--- Start ---

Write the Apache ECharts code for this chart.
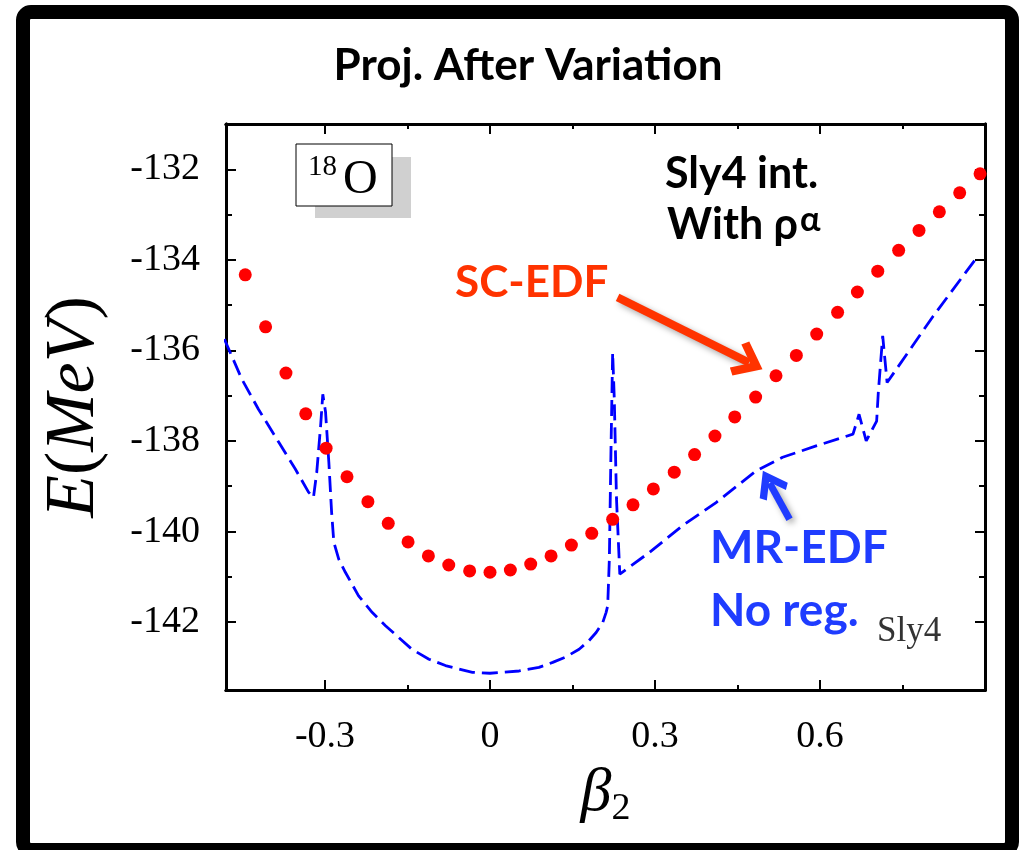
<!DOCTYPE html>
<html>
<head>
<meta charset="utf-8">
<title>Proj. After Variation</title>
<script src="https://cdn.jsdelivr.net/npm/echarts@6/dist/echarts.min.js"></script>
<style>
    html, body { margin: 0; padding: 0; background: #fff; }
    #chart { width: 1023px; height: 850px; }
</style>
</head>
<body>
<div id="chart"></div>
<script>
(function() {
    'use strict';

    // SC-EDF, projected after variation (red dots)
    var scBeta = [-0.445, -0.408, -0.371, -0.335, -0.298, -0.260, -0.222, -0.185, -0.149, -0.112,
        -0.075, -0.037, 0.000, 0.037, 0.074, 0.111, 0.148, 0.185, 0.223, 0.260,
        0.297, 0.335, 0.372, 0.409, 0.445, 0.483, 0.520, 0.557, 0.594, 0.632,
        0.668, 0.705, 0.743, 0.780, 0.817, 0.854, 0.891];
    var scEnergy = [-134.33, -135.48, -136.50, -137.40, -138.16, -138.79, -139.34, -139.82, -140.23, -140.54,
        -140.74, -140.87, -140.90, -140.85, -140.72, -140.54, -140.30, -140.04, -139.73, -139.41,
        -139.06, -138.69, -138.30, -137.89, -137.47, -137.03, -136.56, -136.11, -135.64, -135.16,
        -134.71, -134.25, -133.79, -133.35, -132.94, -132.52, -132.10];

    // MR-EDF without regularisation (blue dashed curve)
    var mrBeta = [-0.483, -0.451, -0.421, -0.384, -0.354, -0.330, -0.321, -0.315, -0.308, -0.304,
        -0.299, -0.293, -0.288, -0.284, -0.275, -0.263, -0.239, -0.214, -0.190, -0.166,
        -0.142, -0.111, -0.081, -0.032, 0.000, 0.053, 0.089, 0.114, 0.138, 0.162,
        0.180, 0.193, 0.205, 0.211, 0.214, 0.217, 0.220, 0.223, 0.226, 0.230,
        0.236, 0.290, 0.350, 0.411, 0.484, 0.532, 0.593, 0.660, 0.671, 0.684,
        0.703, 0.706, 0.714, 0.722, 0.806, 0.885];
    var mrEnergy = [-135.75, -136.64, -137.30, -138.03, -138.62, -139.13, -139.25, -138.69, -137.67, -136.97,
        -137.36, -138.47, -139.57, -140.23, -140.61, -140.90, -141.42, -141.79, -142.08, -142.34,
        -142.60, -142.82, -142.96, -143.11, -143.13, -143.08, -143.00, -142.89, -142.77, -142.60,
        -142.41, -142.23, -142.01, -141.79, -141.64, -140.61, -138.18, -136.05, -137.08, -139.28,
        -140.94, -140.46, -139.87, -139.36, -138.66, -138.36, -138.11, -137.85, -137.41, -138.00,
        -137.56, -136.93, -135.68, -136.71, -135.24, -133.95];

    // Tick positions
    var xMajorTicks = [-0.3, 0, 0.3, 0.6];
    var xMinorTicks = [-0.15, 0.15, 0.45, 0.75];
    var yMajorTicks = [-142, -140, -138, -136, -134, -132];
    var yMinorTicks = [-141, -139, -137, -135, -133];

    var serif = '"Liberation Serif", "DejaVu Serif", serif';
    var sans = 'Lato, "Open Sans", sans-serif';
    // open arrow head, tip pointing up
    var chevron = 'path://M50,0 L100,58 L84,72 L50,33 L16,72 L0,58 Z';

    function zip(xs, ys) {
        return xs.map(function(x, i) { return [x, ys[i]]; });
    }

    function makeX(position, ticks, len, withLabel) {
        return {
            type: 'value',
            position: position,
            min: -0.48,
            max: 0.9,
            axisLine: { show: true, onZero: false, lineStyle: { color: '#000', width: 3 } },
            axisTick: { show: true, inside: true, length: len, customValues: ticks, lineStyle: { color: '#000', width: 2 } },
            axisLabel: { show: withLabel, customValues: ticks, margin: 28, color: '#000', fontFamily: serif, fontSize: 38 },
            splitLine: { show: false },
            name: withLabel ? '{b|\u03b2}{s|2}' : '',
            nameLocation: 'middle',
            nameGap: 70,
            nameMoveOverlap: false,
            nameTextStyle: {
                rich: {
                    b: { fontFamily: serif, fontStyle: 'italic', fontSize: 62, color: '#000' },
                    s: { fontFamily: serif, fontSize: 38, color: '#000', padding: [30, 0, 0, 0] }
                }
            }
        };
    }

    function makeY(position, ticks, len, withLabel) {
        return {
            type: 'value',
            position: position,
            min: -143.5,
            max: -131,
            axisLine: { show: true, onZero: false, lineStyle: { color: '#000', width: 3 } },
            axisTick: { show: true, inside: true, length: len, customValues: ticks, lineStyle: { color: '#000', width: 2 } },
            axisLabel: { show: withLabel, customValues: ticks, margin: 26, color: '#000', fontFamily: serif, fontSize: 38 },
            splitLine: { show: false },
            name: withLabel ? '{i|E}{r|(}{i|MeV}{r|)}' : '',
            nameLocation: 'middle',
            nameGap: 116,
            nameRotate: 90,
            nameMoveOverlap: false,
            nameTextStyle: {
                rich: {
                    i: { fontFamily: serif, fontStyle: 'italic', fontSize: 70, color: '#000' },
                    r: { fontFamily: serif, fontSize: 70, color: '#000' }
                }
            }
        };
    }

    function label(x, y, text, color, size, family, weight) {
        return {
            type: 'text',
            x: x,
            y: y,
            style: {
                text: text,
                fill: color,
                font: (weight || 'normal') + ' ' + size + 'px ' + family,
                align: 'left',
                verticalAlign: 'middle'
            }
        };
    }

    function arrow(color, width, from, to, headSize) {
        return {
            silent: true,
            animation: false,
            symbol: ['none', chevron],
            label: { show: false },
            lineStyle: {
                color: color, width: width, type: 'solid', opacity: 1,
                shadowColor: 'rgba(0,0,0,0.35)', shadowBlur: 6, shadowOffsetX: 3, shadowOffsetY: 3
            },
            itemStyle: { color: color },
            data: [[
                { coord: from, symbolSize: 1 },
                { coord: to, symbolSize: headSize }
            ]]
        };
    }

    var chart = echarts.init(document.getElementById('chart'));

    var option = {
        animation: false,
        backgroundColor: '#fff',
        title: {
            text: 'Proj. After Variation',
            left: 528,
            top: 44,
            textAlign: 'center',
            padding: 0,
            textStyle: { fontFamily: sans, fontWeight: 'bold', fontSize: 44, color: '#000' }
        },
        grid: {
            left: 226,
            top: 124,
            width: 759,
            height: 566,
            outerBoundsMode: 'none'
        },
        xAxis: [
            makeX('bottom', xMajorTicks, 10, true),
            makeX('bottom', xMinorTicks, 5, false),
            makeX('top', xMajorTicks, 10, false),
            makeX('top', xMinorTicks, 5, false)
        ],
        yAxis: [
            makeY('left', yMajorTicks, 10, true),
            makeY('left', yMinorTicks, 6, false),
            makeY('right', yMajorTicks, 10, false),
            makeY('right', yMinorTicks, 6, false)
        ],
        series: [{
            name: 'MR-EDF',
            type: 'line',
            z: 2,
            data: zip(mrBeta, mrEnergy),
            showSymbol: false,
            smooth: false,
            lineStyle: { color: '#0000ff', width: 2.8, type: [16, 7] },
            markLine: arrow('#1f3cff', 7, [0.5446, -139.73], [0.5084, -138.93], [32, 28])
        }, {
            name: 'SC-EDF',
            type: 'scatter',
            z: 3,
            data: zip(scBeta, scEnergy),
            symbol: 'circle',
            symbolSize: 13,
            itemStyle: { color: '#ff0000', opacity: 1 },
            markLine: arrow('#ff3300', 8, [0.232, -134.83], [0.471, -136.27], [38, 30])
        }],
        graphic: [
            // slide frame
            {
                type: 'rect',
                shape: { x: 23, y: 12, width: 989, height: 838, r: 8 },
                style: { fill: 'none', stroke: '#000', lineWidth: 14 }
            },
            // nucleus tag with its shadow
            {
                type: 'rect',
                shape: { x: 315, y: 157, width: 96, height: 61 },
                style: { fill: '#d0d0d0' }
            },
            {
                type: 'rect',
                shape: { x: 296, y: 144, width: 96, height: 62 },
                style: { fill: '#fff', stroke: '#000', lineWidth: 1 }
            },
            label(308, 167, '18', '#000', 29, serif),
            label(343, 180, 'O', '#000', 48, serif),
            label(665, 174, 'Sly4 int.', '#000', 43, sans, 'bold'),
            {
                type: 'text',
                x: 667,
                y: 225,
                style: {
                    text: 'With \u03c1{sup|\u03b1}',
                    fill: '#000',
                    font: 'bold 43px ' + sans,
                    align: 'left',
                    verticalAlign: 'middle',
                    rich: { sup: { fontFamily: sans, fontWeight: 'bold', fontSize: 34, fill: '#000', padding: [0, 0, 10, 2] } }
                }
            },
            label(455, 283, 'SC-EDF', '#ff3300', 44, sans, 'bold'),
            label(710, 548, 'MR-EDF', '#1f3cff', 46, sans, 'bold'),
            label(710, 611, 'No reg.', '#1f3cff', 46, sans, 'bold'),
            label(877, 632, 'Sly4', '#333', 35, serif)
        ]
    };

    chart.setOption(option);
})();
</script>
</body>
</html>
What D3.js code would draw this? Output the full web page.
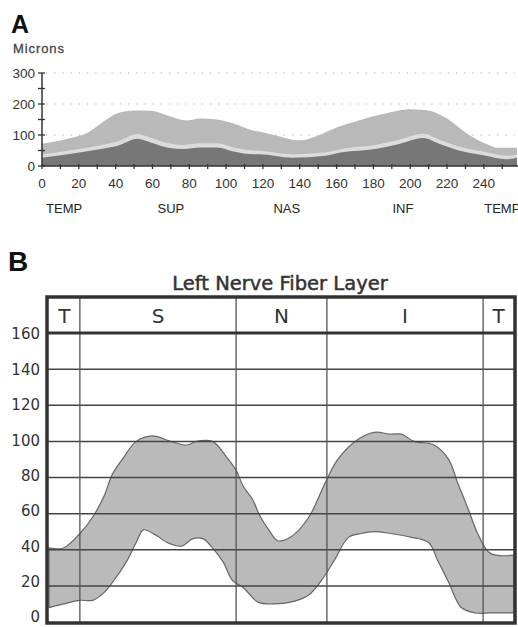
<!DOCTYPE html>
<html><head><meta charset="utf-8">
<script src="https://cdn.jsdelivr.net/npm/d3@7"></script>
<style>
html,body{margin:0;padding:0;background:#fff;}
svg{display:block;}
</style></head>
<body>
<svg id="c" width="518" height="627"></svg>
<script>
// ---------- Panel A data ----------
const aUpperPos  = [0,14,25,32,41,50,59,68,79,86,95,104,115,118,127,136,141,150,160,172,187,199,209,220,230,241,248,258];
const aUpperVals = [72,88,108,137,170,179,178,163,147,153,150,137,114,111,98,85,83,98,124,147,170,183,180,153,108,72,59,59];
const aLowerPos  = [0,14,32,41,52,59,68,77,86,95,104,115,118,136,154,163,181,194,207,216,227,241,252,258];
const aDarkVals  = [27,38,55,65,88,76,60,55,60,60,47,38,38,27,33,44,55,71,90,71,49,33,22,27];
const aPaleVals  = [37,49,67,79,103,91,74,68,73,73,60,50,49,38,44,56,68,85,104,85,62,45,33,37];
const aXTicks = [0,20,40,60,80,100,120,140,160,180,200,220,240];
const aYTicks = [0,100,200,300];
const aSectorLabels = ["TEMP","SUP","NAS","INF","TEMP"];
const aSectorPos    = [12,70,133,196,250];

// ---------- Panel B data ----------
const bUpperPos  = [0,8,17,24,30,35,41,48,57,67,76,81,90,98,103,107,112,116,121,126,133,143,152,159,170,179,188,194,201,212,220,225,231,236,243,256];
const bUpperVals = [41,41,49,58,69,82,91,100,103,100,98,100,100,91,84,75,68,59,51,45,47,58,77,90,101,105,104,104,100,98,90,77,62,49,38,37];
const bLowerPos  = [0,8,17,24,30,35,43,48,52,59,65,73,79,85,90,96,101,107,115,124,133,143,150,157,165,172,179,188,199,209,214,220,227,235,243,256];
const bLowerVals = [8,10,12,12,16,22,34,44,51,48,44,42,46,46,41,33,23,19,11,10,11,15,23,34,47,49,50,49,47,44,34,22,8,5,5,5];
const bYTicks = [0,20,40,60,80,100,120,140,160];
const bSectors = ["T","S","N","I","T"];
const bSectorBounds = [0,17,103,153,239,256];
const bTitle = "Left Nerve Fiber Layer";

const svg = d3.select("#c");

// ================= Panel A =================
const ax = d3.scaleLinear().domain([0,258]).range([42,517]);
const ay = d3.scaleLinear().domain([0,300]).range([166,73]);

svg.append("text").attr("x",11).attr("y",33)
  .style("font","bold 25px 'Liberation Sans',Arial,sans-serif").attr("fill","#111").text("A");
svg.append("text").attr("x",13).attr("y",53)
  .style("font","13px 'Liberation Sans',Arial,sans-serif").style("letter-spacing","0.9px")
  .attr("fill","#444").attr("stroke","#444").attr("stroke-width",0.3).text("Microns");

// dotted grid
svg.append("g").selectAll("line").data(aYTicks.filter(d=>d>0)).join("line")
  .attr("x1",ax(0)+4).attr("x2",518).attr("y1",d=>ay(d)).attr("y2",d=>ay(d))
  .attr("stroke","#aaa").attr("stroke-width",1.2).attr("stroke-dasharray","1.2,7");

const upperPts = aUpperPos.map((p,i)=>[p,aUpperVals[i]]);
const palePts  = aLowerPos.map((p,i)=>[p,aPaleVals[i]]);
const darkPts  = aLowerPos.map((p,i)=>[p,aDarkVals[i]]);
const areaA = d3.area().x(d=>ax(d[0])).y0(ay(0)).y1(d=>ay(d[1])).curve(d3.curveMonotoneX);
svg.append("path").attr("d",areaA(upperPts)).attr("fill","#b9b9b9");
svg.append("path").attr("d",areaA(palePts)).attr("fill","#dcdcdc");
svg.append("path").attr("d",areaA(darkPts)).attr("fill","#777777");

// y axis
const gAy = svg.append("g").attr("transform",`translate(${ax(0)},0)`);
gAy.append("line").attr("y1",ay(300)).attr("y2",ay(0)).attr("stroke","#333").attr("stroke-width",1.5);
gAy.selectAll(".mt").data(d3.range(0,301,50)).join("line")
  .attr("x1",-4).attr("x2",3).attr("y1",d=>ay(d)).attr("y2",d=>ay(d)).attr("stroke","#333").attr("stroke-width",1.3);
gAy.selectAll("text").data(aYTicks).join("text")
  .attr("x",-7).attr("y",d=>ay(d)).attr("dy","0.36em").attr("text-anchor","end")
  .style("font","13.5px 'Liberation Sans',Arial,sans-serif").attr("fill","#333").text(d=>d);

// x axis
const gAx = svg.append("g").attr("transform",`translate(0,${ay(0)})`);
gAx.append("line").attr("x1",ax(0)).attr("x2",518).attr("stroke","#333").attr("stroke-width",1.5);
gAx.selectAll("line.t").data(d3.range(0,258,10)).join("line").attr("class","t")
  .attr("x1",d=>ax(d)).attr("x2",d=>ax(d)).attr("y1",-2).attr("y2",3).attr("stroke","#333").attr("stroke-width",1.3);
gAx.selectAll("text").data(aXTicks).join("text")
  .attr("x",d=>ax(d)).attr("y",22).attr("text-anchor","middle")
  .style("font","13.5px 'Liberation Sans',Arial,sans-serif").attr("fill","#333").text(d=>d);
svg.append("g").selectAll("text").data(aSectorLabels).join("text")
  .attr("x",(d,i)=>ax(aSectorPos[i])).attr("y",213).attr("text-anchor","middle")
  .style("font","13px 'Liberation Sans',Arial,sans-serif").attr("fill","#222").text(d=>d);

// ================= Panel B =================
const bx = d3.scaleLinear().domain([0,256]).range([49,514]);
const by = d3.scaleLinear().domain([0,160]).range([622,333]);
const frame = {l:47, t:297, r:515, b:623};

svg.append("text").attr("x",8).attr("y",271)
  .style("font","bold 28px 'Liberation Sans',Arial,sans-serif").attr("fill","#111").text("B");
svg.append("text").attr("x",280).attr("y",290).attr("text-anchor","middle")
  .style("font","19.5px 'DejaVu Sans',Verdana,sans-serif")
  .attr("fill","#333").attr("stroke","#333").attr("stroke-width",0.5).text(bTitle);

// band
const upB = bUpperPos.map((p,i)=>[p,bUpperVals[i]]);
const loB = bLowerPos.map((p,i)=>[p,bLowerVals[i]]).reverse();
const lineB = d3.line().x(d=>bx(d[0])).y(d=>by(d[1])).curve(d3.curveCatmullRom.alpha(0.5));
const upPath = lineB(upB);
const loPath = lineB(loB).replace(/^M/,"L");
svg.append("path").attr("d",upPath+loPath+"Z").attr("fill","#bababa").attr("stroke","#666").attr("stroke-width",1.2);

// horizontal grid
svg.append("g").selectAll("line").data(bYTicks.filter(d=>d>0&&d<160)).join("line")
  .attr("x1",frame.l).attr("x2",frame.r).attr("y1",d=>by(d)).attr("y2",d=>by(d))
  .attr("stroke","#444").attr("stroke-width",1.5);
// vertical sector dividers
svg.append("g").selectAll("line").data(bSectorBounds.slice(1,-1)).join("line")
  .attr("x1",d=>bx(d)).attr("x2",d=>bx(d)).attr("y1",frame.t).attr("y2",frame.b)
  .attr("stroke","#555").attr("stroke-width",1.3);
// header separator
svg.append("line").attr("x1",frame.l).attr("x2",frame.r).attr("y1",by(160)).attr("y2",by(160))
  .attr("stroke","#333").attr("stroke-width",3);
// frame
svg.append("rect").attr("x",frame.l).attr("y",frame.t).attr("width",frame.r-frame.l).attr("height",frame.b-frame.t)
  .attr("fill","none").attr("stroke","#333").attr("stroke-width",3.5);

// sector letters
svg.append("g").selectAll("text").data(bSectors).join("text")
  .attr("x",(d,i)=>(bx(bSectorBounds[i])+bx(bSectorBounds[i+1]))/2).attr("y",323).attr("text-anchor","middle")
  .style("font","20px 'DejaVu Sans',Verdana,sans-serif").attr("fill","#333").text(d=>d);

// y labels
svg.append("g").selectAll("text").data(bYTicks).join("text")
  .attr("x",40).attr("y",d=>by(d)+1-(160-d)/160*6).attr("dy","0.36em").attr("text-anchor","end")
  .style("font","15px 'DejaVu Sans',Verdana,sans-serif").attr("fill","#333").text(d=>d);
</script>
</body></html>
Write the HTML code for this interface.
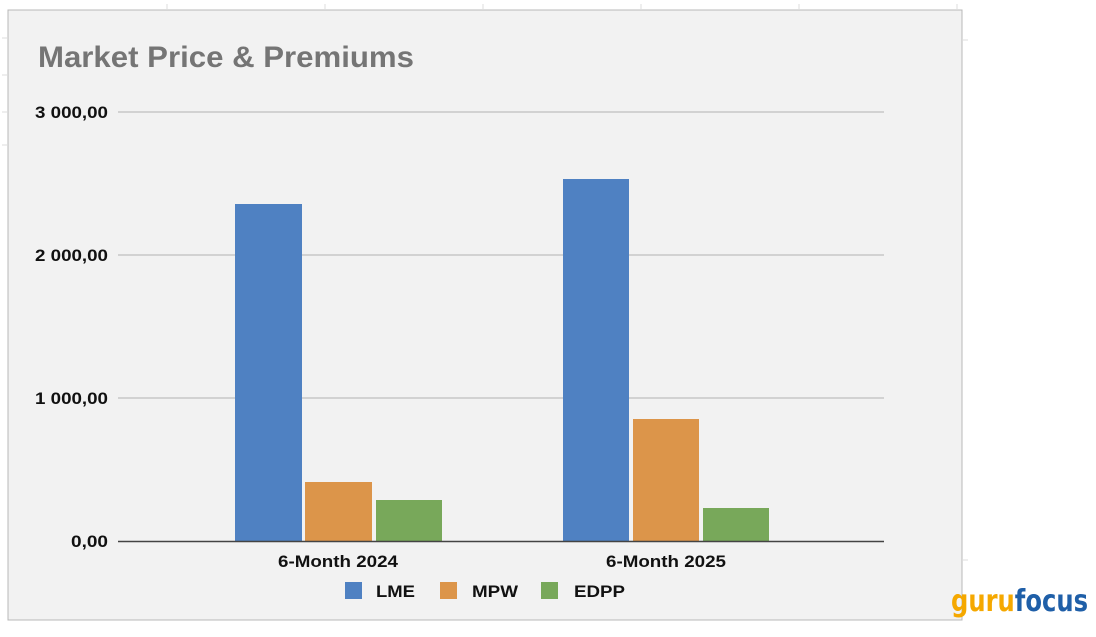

--- End ---

What you have to do: Go through the listing above and return every line where the word "this" occurs.

Reply:
Write the Apache ECharts code for this chart.
What D3.js code would draw this? Output the full web page.
Write the HTML code for this interface.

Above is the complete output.